[BEGIN]

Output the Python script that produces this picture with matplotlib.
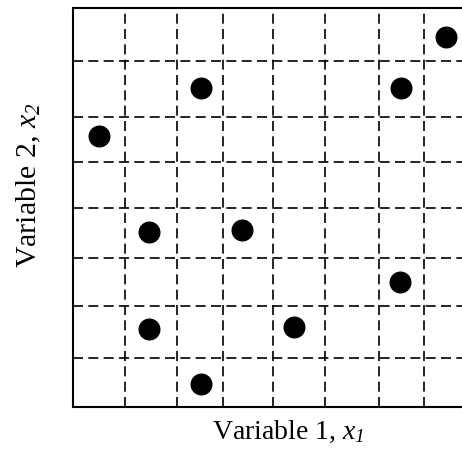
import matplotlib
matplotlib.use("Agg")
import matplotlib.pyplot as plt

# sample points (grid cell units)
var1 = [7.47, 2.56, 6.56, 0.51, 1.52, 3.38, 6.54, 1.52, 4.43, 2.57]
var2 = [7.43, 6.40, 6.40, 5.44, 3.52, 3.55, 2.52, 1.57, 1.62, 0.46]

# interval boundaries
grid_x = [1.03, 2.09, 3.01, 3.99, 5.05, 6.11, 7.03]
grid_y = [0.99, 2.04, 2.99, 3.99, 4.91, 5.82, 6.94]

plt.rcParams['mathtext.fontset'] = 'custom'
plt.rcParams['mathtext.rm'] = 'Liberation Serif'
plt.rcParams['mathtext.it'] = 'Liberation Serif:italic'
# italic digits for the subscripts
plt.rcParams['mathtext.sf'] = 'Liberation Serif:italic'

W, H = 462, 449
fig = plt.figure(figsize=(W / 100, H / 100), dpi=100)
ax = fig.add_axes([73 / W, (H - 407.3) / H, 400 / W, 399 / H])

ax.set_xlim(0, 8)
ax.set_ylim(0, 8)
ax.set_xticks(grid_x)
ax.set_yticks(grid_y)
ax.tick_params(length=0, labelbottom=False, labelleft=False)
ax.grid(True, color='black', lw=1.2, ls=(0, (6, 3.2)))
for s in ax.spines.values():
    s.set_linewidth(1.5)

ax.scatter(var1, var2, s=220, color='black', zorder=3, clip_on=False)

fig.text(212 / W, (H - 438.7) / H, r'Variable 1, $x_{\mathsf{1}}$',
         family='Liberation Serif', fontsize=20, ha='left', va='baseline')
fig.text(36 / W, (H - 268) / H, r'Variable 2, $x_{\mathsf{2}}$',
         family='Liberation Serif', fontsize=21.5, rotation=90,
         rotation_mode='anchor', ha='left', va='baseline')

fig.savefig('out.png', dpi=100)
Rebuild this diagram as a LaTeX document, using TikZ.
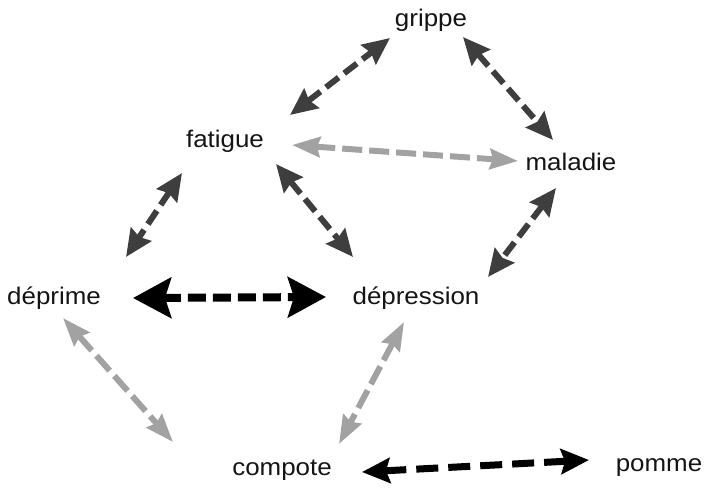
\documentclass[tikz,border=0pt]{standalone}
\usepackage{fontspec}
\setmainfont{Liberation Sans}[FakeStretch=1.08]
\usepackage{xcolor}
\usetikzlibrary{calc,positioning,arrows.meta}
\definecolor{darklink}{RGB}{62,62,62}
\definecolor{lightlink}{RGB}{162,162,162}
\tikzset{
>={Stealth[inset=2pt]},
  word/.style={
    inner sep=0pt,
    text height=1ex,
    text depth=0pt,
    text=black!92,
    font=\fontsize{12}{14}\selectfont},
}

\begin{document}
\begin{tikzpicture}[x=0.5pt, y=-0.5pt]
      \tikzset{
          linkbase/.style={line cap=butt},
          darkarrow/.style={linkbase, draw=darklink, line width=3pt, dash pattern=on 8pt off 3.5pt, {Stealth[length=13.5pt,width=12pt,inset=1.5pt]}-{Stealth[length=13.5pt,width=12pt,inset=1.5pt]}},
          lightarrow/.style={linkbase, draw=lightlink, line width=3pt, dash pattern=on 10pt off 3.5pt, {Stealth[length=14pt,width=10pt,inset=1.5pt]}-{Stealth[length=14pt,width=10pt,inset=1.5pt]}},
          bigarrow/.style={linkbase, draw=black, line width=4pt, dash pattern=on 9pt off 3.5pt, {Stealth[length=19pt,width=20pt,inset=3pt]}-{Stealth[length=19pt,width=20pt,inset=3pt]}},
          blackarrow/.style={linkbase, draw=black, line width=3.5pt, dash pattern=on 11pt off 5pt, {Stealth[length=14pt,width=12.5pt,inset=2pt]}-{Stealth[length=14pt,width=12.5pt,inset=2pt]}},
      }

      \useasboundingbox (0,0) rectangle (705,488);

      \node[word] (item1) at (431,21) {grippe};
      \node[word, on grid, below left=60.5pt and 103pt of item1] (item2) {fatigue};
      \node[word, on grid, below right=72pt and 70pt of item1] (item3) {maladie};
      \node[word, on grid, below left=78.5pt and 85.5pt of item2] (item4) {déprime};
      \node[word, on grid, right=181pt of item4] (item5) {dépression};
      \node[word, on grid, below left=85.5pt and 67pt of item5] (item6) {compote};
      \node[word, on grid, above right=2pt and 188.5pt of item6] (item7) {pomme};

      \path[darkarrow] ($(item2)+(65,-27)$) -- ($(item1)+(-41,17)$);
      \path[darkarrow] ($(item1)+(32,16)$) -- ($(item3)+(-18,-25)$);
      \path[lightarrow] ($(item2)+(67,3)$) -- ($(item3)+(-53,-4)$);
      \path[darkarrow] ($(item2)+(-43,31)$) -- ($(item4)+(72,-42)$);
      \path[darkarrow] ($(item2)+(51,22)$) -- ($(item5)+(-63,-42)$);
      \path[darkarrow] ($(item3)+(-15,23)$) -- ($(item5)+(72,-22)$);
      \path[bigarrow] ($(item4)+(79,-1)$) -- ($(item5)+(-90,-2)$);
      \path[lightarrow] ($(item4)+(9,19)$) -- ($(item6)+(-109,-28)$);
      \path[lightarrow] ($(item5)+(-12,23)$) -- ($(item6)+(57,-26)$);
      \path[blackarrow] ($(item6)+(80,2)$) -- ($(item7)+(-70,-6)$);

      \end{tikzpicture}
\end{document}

[END]

> Exercise goal:
Pictures are excluded: retype only the lines from the beginning of the listing above through the line with "import matplotlib.pyplot as plt", both included.

> Solution to this task:
Output the Python script that produces this picture with matplotlib.
import matplotlib
matplotlib.use("Agg")
import matplotlib.pyplot as plt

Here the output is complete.